» **TASK TO COMPLETE**
Locate the string "diagram" throughout the material and copy every line in which it occurs.

» **RAW DATA**
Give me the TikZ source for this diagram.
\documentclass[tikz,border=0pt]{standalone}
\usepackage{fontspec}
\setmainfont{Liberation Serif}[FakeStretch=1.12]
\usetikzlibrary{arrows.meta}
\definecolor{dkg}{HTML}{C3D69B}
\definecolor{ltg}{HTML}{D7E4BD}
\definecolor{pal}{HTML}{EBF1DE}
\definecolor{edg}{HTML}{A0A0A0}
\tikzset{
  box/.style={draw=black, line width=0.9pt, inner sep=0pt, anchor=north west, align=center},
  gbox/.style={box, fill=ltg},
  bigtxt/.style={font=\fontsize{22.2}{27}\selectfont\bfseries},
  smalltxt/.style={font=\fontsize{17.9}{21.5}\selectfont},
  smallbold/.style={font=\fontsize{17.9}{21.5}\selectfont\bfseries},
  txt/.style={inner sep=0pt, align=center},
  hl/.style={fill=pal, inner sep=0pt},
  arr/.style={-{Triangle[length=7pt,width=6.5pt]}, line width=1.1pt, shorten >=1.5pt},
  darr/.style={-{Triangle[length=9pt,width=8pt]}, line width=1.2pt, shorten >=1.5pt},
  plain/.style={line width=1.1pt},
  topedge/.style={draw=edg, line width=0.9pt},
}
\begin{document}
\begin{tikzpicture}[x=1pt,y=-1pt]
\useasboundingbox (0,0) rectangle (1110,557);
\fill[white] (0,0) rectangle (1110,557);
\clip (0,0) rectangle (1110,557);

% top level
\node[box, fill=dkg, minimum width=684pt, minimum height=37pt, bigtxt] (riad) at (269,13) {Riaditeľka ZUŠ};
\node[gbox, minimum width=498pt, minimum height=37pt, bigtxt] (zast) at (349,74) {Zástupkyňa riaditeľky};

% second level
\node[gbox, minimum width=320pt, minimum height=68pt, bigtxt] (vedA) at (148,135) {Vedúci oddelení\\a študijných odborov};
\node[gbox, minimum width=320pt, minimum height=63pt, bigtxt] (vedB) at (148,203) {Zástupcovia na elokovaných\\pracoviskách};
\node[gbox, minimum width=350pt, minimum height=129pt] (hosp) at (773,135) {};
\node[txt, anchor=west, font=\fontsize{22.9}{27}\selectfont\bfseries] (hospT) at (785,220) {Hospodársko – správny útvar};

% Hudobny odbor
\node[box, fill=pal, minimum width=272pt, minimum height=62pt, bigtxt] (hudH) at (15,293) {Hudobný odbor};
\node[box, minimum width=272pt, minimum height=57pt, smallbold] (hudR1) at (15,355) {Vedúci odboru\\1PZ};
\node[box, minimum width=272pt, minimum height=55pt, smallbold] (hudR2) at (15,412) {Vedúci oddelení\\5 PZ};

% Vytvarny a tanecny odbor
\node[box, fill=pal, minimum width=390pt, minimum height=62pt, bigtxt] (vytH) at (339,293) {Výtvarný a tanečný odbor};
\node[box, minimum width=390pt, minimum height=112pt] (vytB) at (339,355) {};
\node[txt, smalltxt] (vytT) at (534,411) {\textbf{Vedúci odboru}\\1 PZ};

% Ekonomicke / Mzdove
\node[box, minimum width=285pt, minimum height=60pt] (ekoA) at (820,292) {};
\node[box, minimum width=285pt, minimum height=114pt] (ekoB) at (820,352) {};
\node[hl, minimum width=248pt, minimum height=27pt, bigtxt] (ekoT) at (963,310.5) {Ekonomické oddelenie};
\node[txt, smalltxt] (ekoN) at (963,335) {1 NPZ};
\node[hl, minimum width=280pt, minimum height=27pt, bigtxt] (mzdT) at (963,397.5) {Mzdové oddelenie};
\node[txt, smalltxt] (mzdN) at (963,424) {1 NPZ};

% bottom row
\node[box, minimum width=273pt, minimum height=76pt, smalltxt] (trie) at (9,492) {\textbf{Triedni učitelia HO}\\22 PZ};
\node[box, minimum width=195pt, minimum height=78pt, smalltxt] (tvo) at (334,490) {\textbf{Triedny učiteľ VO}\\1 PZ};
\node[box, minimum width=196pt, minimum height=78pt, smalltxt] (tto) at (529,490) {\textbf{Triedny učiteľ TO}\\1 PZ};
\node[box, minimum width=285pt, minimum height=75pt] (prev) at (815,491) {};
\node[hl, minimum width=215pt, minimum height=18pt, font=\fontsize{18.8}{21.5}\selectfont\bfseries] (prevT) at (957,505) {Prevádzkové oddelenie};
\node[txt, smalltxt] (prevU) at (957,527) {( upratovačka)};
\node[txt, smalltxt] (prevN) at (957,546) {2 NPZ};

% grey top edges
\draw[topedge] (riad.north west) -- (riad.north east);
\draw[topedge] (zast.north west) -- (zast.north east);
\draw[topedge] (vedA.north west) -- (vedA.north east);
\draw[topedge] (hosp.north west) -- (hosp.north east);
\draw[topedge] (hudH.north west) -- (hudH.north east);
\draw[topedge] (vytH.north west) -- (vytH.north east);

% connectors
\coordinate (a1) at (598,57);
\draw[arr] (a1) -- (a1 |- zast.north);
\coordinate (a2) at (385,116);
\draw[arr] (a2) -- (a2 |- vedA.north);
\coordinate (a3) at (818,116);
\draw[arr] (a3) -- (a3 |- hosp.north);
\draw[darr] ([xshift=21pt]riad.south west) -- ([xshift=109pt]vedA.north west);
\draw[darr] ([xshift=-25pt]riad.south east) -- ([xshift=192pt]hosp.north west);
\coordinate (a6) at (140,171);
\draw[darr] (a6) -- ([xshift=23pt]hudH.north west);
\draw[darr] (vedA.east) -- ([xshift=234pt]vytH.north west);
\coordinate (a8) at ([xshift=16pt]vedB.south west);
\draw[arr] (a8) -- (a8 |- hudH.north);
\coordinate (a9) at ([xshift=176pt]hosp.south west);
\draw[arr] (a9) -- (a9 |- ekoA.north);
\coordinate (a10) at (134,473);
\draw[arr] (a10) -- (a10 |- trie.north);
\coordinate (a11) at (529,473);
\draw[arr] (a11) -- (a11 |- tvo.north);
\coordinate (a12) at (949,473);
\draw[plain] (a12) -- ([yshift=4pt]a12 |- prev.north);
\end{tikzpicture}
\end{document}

--

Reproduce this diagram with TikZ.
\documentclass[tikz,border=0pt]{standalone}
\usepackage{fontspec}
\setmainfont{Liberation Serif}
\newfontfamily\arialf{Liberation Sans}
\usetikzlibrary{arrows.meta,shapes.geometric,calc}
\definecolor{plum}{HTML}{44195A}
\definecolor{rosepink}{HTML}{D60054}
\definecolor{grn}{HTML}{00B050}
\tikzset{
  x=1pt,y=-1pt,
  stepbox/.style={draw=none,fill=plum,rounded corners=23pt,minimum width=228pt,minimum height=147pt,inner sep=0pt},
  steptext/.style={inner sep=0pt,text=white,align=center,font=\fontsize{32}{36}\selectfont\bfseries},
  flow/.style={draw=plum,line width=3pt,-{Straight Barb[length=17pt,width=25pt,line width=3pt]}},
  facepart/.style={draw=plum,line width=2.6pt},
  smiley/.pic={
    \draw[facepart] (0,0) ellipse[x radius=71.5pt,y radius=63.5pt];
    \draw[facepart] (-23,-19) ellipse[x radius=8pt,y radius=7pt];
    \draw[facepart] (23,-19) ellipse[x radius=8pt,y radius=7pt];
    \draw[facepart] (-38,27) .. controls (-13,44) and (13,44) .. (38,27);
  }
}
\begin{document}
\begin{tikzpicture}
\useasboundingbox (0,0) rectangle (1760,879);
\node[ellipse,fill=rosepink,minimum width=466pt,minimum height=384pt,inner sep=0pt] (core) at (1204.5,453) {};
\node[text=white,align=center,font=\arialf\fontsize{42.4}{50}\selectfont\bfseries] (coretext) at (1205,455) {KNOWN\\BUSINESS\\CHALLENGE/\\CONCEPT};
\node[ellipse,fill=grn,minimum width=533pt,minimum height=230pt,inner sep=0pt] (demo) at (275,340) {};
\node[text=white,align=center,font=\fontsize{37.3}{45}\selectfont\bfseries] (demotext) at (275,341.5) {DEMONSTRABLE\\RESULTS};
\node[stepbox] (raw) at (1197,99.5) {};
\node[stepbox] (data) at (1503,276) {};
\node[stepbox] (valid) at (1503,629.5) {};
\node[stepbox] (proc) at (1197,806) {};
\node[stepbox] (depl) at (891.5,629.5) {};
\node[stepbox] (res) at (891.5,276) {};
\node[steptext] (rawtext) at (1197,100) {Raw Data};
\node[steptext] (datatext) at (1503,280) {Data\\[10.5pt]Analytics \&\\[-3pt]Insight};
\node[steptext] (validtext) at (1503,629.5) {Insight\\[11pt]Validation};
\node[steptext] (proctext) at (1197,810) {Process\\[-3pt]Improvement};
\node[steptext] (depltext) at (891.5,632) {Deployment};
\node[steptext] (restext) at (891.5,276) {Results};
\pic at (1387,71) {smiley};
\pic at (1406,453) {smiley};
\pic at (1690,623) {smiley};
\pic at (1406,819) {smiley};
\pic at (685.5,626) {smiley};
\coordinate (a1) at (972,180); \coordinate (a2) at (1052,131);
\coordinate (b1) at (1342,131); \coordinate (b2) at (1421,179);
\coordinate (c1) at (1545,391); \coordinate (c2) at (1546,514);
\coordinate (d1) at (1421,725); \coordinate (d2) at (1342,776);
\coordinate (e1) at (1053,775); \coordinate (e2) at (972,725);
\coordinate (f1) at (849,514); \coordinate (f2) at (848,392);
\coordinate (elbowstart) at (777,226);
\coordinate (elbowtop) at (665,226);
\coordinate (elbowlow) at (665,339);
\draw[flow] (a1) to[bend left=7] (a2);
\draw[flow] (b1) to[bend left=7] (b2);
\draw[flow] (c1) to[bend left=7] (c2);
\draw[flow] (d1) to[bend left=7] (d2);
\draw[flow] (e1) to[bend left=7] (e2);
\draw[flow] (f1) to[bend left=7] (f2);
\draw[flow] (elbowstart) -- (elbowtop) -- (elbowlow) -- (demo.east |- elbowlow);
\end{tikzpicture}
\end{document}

...

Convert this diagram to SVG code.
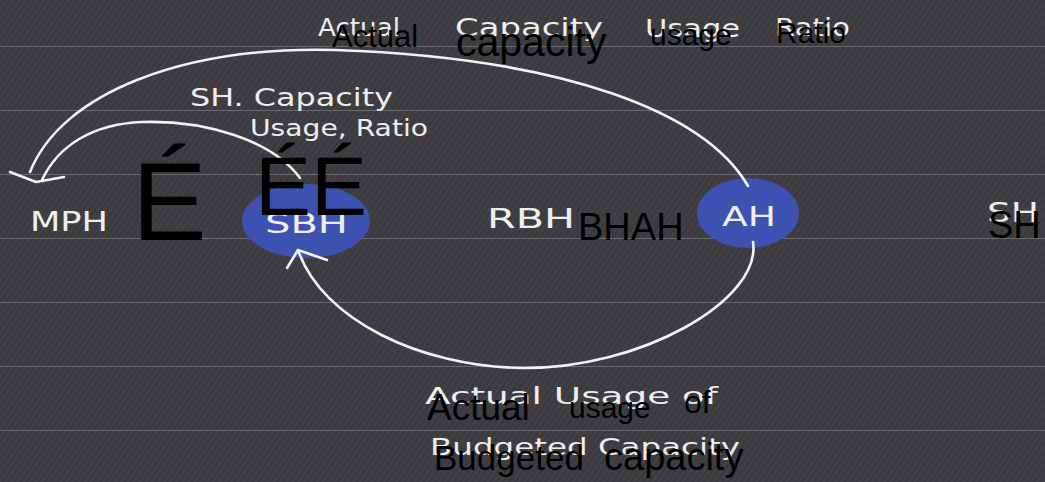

» **WORKED SOLUTION**
Give me the TikZ source for this diagram.
Reproduce this diagram with TikZ.
Convert this diagram to SVG code.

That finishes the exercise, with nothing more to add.